Re: [PATCH 0/3] Improve ARM atomic performance for malloc
- From: Adhemerval Zanella <azanella at linux dot vnet dot ibm dot com>
- To: libc-alpha at sourceware dot org
- Date: Tue, 07 Oct 2014 13:28:53 -0300
- Subject: Re: [PATCH 0/3] Improve ARM atomic performance for malloc
- Authentication-results: sourceware.org; auth=none
- References: <1412349086-11473-1-git-send-email-will dot newton at linaro dot org> <Pine dot LNX dot 4 dot 64 dot 1410031625330 dot 14538 at digraph dot polyomino dot org dot uk> <1412602305 dot 30642 dot 47 dot camel at triegel dot csb> <CANu=DmhPzzN_YKTE9z7mkoAN=zjS-MLRbL93B6C1Y43E4CZg2A at mail dot gmail dot com> <1412691494 dot 30642 dot 104 dot camel at triegel dot csb>
On 07-10-2014 11:18, Torvald Riegel wrote:
> On Mon, 2014-10-06 at 14:55 +0100, Will Newton wrote:
>> On 6 October 2014 14:31, Torvald Riegel <triegel@redhat.com> wrote:
>>> On Fri, 2014-10-03 at 16:27 +0000, Joseph S. Myers wrote:
>>>> On Fri, 3 Oct 2014, Will Newton wrote:
>>>>
>>>>> The resulting atomic.h is hopefully somewhere close to a generic
>>>>> implementation based on the gcc intrinsics so could potentially
>>>>> be used as a base for a generic header.
>>>> That suggests to me that the starting point should be setting up a generic
>>>> header that can be used for multiple architectures and making the ARM
>>>> header inherit from it in the case where the relevant compiler support is
>>>> available, rather than putting all this generic code in an ARM header.
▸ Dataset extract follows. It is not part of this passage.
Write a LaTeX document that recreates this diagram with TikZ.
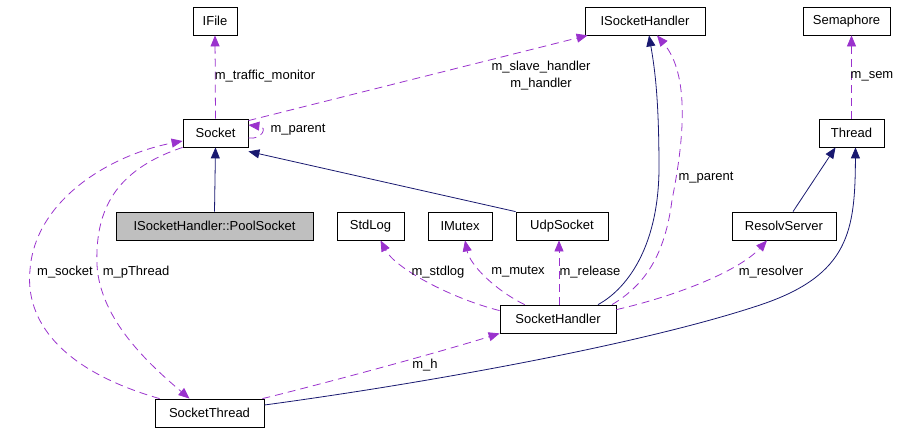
\documentclass[tikz,border=0pt]{standalone}
\usepackage{fontspec}
\setmainfont{Liberation Sans}
\usetikzlibrary{arrows.meta}
\definecolor{edgeblue}{HTML}{191970}
\definecolor{edgepurple}{HTML}{9A32CD}
\definecolor{boxgray}{HTML}{BFBFBF}
\tikzset{
  box/.style={draw, line width=0.8pt, minimum height=28pt, inner sep=0pt, font=\fontsize{13}{15}\selectfont},
  lbl/.style={inner sep=0pt, font=\fontsize{13}{15}\selectfont},
  inh/.style={draw=edgeblue, line width=0.8pt, -{Triangle[length=11pt,width=9pt]}},
  usage/.style={draw=edgepurple, line width=0.8pt, dash pattern=on 8pt off 5pt, -{Triangle[length=11pt,width=9pt]}}
}
\begin{document}
\begin{tikzpicture}[x=1pt,y=-1pt]
\useasboundingbox (0,0) rectangle (904,432);
% nodes
\node[box, minimum width=44pt] (IFile) at (215,21) {IFile};
\node[box, minimum width=120pt] (ISH) at (645,21) {ISocketHandler};
\node[box, minimum width=87pt] (Sem) at (846.5,21) {Semaphore};
\node[box, minimum width=65pt] (Socket) at (215.5,133) {Socket};
\node[box, minimum width=65pt] (Thread) at (851.5,133) {Thread};
\node[box, minimum width=197pt, fill=boxgray] (Pool) at (214.5,226) {ISocketHandler::PoolSocket};
\node[box, minimum width=67pt] (StdLog) at (370.5,226) {StdLog};
\node[box, minimum width=64pt] (IMutex) at (460,226) {IMutex};
\node[box, minimum width=92pt] (Udp) at (562,226) {UdpSocket};
\node[box, minimum width=104pt] (Resolv) at (784,226) {ResolvServer};
\node[box, minimum width=116pt] (SH) at (558,319) {SocketHandler};
\node[box, minimum width=109pt] (ST) at (209.5,413) {SocketThread};
% inheritance edges
\draw[inh] (Pool.north) -- (Socket.south);
\draw[inh] (Udp.north west) -- ([yshift=-4pt]Socket.south east);
\draw[inh] ([xshift=40pt]SH.north) .. controls (625,290) and (658,250) .. (659,170) .. controls (659,100) and (655,70) .. ([xshift=4pt]ISH.south);
\draw[inh] ([xshift=9pt]Resolv.north) -- ([xshift=-16pt]Thread.south);
\draw[inh] ([yshift=8pt]ST.east) .. controls (420,384) and (640,345) .. (760,305) .. controls (850,275) and (855,230) .. ([xshift=4pt]Thread.south);
% usage edges
\draw[usage] (Socket.north) -- (IFile.south);
\draw[usage] ([yshift=-2pt]Socket.north east) -- ([xshift=3pt]ISH.south west);
\draw[usage] ([yshift=-5pt]Socket.east) .. controls (262,140) and (268,127) .. ([yshift=8pt]Socket.east);
\draw[usage] ([xshift=54pt]SH.north) .. controls (645,285) and (665,255) .. (672,200) .. controls (684,140) and (690,75) .. ([xshift=12pt]ISH.south);
\draw[usage] ([yshift=-6pt]SH.north west) .. controls (450,298) and (395,268) .. ([xshift=10pt]StdLog.south);
\draw[usage] ([xshift=25pt]SH.north west) .. controls (495,290) and (470,265) .. ([xshift=5pt]IMutex.south);
\draw[usage] ([xshift=1pt]SH.north) -- ([xshift=-3pt]Udp.south);
\draw[usage] ([yshift=-5pt]SH.north east) .. controls (680,295) and (740,270) .. ([xshift=-17pt]Resolv.south);
\draw[usage] (Thread.north) -- (Thread.north |- Sem.south);
\draw[usage] ([xshift=-2pt]ST.north east) .. controls (330,382) and (440,352) .. (SH.south west);
\draw[usage] ([xshift=5pt]ST.north west) .. controls (60,370) and (25,320) .. (30,270) .. controls (35,200) and (110,155) .. ([yshift=-8pt]Socket.west);
\draw[usage] (Socket.south west) .. controls (115,170) and (95,210) .. (97,265) .. controls (100,320) and (150,365) .. ([xshift=-20pt]ST.north);
% labels
\node[lbl] (l1) at (265,76) {m\_traffic\_monitor};
\node[lbl] (l2) at (298,130) {m\_parent};
\node[lbl, align=center, font=\fontsize{13}{17}\selectfont] (l3) at (541,75.5) {m\_slave\_handler\\m\_handler};
\node[lbl] (l4) at (872,76) {m\_sem};
\node[lbl] (l5) at (706,178) {m\_parent};
\node[lbl] (l6) at (65,272) {m\_socket};
\node[lbl] (l7) at (136,272) {m\_pThread};
\node[lbl] (l8) at (438,272) {m\_stdlog};
\node[lbl] (l9) at (518,272) {m\_mutex};
\node[lbl] (l10) at (590,272) {m\_release};
\node[lbl] (l11) at (771,272) {m\_resolver};
\node[lbl] (l12) at (425,365) {m\_h};
\end{tikzpicture}
\end{document}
>>>> (And in turn, the starting point in the generic header could be the
>>>> particular operations for which more or less generic code already exists
>>>> in the ARM header, with other operations added to it later.)
>>> I agree.
>>>
>>> In addition, I think that the best step to do this would be when we
>>> switch to C11-like atomics because with this switch, this falls out kind
>>> of naturally.
>>>
>>> Will, have you looked at my suggestion and the POC patch I posted for
>>> how C11-like atomics could look like? I won't get to continue to work
>>> on this topic this week, but it's still on my agenda.
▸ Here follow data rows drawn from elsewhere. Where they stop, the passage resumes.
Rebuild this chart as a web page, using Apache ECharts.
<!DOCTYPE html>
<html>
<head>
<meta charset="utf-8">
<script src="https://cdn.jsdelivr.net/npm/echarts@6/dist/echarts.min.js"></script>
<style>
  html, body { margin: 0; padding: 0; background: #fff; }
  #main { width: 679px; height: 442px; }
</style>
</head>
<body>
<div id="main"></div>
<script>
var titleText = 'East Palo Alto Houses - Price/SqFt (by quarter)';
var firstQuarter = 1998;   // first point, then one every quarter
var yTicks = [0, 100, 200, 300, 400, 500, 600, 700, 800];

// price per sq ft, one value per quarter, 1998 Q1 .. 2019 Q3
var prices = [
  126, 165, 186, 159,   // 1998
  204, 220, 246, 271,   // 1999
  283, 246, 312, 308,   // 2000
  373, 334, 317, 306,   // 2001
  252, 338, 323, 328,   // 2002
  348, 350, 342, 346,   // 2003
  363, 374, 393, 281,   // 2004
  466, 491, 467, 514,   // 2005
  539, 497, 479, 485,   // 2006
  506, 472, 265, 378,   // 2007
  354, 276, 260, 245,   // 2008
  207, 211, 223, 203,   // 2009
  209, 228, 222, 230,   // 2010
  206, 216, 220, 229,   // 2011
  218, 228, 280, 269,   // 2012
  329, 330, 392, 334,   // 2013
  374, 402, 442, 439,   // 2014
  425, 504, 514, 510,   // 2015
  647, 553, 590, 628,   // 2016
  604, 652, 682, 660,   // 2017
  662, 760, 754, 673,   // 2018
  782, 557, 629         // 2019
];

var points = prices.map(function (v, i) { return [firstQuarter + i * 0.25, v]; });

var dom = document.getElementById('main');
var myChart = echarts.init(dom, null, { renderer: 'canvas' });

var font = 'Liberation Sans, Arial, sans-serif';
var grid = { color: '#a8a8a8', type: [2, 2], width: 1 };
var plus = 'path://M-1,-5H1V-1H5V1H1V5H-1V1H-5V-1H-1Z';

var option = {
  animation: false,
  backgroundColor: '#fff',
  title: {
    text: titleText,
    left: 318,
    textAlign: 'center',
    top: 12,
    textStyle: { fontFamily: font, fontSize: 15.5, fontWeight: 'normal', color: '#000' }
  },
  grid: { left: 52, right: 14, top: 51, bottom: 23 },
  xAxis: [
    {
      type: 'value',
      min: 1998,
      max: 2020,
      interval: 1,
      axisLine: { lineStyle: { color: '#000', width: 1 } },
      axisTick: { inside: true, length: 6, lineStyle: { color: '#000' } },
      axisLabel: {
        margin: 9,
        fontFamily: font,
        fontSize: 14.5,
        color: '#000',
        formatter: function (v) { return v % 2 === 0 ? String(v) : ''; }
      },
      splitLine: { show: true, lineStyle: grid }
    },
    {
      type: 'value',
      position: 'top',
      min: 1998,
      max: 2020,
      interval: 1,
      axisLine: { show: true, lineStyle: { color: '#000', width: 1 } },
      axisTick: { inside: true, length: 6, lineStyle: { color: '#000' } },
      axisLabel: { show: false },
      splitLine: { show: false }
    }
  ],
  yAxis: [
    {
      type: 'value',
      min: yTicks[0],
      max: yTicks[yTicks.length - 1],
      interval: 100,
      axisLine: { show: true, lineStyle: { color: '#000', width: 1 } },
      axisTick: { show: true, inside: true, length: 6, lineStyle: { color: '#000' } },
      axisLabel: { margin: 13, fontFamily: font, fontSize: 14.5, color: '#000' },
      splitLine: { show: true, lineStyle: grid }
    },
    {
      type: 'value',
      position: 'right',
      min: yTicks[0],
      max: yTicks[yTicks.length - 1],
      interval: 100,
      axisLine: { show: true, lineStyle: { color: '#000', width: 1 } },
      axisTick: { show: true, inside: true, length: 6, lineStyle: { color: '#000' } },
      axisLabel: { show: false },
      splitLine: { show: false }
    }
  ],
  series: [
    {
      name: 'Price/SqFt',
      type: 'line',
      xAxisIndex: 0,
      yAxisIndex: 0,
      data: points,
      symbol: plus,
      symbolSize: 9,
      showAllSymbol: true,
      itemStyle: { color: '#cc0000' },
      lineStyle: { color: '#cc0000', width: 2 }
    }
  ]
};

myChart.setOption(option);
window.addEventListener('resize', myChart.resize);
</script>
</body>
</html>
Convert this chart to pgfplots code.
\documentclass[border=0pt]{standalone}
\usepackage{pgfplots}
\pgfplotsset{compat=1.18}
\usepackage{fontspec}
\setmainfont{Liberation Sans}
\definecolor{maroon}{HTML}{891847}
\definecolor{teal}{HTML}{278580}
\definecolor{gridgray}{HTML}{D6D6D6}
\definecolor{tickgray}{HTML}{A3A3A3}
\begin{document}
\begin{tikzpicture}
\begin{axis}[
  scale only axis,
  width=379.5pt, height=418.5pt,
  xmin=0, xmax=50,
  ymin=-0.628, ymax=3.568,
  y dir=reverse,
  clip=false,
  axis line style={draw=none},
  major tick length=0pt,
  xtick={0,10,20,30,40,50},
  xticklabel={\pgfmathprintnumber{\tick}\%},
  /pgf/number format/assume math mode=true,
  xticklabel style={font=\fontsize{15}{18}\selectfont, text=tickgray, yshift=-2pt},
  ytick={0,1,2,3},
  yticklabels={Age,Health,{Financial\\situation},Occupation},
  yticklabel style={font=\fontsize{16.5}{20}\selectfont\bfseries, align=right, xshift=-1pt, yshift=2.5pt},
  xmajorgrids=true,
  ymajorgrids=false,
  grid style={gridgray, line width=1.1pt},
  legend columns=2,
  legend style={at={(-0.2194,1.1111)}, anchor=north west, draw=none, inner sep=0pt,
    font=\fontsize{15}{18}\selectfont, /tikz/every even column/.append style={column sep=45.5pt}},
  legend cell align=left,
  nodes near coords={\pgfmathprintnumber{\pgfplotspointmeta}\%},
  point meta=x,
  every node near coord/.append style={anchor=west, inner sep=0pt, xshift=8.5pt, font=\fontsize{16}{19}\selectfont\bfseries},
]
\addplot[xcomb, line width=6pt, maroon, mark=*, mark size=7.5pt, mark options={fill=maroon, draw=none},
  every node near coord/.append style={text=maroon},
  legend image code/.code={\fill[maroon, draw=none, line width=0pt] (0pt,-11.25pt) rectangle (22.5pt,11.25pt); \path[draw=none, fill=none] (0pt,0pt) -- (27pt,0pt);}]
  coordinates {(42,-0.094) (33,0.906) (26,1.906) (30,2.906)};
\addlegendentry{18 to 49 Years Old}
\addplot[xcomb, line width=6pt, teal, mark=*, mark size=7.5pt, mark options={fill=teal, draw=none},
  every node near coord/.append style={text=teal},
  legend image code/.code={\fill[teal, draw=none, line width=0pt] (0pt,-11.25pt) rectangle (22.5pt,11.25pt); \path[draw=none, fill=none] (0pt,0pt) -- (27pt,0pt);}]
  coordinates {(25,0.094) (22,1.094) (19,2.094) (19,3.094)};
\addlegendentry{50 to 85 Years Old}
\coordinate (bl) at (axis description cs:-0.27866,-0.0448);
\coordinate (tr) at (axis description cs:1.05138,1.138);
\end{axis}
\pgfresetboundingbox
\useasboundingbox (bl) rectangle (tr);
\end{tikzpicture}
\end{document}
>> It's interesting, and long term seems like the best way of doing
>> things. However I do not see any viable chance of that work being
>> completed for 2.21. Do you have a timescale in mind? It seems we would
>> need to convert all uses of the atomic API and all the architecture
>> ports.
> I think 2.21 may be fully doable for at least a subset of this. As I
> outlined in my other email where I proposed the transition, we indeed do
> have a big first step in that we need for all architectures to provide
> C11-like atomics. I've already scanned through existing code, and I
> haven't seen any big issues wrt. that: x86 is clear, ARM already uses
> GCC builtins, for PowerPC we have a clear mapping from C11 to HW
> instructions. Many of the "smaller" archs just have simple ops, so
> there's less specific stuff to do.
I am in favor of support this transition, since I do also also to push the very
single-thread optimization for PPC. What do you have in mind for the subset of
this besides your initial approach some weeks ago?
I will try to summarize the topics raised in your thread "Transition to C11
atomics and memory model" on a wiki entry for 2.21 [1].
[1] https://sourceware.org/glibc/wiki/Release/2.21
>
> The C11-like atomics would then coexist for a while with the old-style
> atomics. We can then move one piece of concurrent code (ie, a cluster
> of functions that's complete in terms of including all functions that
> another function in the cluster synchronizes with) to C11-style atomics
> at a time. There's no hurry to do this before 2.21, although I already
> spotted a few things that are likely bugs (and they do affect ARM and
> Power).
>
> What I do need though is consensus from the community that the move
> towards C11 is fine, and feedback on any patches for that.
I think we can actually use the malloc code to exact this experiment, since now
both ARM and PPC wants to add the same single-thread optimization.